The most important thing to remember when reading Jesus's parables is that they were designed to provoke, not to comfort. If a parable seems obvious, you are probably not reading it correctly. The parables consistently challenge assumptions about who is righteous, who is welcome, what the Kingdom looks like, and how God operates. They are not illustrations of points already understood. They are disruptions of what the listener thought they understood.
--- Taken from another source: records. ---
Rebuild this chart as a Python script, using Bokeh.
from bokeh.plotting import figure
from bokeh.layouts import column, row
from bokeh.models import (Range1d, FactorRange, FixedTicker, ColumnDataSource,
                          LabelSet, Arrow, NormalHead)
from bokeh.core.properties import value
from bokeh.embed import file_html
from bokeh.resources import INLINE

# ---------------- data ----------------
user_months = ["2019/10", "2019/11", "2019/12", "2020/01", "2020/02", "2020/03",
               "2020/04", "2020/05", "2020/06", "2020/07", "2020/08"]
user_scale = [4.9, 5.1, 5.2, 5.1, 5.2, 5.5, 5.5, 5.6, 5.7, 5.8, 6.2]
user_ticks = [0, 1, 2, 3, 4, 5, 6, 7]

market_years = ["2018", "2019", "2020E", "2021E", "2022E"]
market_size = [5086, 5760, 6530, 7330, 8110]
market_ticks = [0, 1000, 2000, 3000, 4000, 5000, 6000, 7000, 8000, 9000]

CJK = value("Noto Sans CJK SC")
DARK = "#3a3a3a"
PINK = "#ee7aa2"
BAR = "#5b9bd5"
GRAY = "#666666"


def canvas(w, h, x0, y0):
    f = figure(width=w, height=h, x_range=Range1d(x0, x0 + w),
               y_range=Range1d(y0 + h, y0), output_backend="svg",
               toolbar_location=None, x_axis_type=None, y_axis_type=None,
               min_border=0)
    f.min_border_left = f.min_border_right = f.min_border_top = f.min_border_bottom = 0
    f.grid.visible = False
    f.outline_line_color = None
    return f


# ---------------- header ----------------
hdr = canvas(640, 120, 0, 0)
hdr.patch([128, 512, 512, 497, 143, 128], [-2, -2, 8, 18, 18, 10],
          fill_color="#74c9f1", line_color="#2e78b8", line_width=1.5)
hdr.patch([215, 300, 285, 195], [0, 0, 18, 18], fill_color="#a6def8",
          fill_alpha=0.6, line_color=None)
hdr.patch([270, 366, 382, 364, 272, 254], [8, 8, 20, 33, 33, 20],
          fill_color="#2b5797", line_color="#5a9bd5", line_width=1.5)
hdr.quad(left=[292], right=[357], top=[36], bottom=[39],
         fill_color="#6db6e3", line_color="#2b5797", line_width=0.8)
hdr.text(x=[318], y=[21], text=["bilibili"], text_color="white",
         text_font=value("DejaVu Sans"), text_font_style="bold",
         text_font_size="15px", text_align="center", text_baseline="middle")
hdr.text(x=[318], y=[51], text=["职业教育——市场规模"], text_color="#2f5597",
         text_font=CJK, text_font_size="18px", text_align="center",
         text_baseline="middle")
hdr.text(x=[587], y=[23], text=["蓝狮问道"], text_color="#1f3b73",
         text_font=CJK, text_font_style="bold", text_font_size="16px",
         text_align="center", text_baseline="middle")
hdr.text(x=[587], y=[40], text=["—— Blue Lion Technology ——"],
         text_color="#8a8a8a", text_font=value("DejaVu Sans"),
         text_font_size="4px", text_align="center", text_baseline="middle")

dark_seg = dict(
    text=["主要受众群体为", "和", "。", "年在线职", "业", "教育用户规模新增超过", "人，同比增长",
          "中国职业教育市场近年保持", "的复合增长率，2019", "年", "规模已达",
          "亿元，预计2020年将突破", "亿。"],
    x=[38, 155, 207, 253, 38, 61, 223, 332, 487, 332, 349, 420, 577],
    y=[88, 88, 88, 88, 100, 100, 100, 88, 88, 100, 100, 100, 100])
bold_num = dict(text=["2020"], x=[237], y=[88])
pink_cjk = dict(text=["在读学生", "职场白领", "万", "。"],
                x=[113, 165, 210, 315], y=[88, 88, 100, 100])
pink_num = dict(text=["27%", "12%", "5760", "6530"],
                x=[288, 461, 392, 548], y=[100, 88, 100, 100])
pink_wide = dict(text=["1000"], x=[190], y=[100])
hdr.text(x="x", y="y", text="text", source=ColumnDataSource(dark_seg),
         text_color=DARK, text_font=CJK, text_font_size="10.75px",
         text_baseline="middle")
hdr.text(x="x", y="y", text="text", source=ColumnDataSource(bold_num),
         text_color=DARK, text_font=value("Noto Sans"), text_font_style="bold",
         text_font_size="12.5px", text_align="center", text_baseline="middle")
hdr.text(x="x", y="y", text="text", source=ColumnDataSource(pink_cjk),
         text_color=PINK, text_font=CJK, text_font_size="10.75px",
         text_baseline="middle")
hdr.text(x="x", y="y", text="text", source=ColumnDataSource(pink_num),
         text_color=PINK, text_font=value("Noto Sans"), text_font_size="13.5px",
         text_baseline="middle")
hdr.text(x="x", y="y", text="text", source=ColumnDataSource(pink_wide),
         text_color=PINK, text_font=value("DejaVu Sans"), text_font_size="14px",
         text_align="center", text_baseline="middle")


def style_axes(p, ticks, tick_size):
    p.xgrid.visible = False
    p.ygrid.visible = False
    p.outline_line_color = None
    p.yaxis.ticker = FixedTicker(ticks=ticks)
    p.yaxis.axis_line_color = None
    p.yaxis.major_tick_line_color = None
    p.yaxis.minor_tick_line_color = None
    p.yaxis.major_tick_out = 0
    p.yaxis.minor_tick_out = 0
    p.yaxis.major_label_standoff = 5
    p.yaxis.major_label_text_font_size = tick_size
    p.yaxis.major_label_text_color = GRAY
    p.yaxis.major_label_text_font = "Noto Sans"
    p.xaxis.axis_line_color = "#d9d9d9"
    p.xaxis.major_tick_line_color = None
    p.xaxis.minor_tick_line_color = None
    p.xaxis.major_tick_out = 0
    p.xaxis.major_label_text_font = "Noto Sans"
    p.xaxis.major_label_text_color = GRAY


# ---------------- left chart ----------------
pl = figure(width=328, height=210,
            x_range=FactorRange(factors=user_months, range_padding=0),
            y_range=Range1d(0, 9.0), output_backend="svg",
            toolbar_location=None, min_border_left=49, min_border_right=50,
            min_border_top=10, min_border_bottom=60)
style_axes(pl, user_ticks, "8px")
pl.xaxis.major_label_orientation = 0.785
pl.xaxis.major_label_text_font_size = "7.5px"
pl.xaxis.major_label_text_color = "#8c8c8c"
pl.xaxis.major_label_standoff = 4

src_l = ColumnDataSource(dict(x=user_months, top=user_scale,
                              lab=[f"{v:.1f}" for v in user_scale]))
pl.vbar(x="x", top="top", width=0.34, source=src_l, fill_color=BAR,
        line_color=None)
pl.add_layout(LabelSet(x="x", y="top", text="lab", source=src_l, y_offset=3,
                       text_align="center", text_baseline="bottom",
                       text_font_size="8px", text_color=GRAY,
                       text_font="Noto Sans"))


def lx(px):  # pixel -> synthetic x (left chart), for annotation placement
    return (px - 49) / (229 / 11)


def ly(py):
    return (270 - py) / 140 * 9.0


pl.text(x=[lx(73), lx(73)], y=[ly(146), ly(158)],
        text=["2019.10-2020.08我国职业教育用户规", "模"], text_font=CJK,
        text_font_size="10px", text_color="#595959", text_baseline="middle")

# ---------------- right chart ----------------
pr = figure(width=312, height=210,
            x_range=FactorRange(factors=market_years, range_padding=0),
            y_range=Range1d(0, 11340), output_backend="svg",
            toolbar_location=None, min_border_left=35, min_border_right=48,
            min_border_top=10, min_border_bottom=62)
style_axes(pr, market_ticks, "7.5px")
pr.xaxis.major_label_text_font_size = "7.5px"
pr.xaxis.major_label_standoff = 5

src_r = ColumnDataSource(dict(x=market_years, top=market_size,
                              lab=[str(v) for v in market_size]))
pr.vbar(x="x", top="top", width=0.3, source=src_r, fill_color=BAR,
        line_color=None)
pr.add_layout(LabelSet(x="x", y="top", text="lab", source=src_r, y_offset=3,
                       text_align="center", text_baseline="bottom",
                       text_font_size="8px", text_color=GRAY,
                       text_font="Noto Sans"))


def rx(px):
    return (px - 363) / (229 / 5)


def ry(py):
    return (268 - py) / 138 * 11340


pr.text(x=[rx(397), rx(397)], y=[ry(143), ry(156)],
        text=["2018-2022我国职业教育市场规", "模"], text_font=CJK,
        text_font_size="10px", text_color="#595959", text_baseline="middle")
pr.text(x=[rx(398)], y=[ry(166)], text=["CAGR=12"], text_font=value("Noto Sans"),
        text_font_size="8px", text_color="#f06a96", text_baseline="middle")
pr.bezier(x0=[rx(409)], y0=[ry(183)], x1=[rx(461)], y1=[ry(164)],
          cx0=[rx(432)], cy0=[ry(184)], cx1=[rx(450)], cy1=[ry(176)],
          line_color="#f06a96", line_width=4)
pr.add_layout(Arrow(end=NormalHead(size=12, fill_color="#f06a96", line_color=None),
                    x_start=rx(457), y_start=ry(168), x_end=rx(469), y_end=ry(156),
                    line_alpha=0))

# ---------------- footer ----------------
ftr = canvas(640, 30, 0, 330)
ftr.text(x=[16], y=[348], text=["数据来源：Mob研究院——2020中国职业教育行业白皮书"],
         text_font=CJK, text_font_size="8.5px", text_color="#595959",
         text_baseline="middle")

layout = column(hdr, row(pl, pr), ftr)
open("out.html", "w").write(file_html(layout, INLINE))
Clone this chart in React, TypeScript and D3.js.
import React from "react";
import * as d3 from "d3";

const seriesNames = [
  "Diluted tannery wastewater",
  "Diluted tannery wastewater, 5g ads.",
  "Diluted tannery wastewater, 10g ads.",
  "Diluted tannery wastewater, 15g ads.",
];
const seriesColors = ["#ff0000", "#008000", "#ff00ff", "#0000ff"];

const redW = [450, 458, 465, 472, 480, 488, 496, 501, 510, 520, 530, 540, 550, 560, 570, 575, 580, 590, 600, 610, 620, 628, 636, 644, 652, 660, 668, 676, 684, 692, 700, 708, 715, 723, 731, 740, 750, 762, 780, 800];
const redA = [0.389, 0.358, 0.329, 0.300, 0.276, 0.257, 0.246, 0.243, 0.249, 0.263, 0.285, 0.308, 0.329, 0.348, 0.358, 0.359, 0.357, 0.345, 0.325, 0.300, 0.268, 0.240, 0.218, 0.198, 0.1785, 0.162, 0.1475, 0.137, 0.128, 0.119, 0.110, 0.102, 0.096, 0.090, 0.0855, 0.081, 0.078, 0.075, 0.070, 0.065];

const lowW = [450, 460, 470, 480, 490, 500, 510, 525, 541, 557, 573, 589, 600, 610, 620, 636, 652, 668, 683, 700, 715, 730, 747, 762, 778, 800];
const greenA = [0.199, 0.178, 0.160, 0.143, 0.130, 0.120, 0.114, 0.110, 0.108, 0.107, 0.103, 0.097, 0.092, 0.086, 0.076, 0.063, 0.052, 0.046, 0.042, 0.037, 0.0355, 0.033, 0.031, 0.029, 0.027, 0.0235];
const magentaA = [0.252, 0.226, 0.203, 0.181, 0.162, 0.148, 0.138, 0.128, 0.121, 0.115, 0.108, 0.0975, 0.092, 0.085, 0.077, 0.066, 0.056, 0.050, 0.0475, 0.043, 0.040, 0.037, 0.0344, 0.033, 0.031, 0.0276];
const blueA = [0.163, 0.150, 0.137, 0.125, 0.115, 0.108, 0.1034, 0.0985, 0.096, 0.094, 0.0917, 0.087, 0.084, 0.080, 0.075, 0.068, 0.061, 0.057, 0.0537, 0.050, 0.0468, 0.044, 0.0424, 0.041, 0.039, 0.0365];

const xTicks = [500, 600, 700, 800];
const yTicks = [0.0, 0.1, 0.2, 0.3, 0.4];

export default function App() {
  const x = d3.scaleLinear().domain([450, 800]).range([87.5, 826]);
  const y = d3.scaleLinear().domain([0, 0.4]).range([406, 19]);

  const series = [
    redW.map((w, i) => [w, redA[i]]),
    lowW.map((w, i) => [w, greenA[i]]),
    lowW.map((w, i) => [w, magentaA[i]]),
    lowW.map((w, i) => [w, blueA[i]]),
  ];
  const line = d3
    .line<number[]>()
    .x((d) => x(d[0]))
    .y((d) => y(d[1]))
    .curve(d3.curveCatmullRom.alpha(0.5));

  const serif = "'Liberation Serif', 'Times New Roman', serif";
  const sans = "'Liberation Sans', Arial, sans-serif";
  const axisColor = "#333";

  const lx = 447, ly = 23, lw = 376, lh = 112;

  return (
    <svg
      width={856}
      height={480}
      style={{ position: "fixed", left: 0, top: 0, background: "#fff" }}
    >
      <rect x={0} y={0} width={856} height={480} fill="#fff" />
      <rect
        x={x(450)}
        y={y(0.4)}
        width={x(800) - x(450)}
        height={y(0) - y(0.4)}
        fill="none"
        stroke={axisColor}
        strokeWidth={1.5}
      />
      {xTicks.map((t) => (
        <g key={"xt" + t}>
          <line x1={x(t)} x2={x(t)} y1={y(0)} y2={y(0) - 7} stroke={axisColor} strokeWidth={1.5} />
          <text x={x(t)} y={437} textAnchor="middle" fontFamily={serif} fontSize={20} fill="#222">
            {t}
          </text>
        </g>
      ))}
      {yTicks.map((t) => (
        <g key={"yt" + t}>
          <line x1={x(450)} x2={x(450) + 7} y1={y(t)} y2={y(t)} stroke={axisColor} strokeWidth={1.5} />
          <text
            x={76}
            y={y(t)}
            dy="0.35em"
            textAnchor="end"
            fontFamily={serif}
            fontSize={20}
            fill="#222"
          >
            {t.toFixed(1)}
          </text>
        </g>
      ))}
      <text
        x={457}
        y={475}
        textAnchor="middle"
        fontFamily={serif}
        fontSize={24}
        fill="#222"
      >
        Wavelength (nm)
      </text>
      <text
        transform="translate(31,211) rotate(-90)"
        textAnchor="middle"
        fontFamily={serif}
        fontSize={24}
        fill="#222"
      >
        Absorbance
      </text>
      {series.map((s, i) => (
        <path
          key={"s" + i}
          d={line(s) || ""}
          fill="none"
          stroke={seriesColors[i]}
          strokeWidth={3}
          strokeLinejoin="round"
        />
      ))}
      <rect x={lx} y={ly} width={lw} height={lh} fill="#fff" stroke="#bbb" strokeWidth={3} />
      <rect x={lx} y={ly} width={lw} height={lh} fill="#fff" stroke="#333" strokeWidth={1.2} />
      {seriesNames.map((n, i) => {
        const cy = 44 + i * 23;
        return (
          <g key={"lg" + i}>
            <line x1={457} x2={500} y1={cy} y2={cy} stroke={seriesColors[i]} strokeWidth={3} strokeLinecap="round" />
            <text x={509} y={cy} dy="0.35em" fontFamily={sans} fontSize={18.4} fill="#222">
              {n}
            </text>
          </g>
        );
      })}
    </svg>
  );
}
Amy-Jill Levine, in her book "Short Stories by Jesus," urges readers to recover the original Jewish context of the parables. The Good Samaritan is not about generic helpfulness — it is about ethnic hatred. The Prodigal Son is not about divine forgiveness in the abstract — it is about the specific scandal of a father who violates every norm of patriarchal honor. The Workers in the Vineyard (Matthew 20:1-16), in which latecomers receive the same pay as those who worked all day, is not about grace in the abstract — it is about the experience of watching someone get what you worked for without earning it.
Reading the parables in their original context does not diminish them — it makes them more powerful. They become more specific, more confrontational, and more relevant. The themes they address — prejudice, entitlement, economic injustice, the gap between religious performance and genuine transformation — are as present now as they were in first-century Galilee. The parables do not need to be updated for modern audiences. They need to be de-domesticated.
Perhaps the best approach is the simplest: read a parable slowly, notice where it surprises you, and sit with that surprise. The surprise is the point. It is the crack in your assumptions through which the Kingdom enters. As Jesus himself said, according to the Gospel of Thomas: "The kingdom of the Father is spread out upon the earth, and people do not see it." The parables are tools for seeing.